Cages outlawed

Karl Benediktsson, January 30, 2018

Animal welfare concerns have received increasing support of late, both in Iceland and elsewhere. In the current Icelandic animal welfare legislation, from 2013, the stated point of departure is that animals are „sentient beings“. Thereby, the awful idea that from the days of Descartes has been so influential in terms of how people think about animals – that they are no different from machines – is finally discarded. Machines can be taken apart at will, put together again, and tuned for maximum speed and effectiveness. Animals have for a long time been treated in exactly the same way: as cogs in a production machine, where the demand for ever more speed prevails.

Gradually, the sun is setting on those types of farming – or perhaps more accurately industrial production – where caged animals are the norm. The latest news from Norway is that fur farming will be banned from 2025. This is really good news. The keeping of animals in cages – foxes, minks, fowl and salmon for example – will perhaps soon be part of history.

As expected, some Icelandic interest holders have howled wretchedly upon hearing these news from Norway. But that fair country is only the last in a line of many where those beastly farming methods have been outlawed.
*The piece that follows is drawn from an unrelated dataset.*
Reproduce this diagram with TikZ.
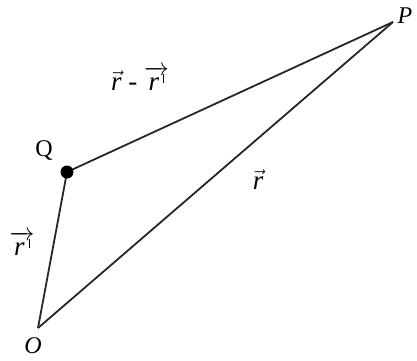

Eight European countries have already banned all fur farming outright. In Denmark and the Netherlands, fox fur farming is banned. Sweden, Germany and Switzerland have put in place regulation so stringent that fur farming is in all likelihood on the way out.

In Iceland, some 44 thousand minks were kept in cages according to the latest figures from Statistics Iceland; much more than all the people of Kópavogur. They deserve something better, those non-human relatives of ours.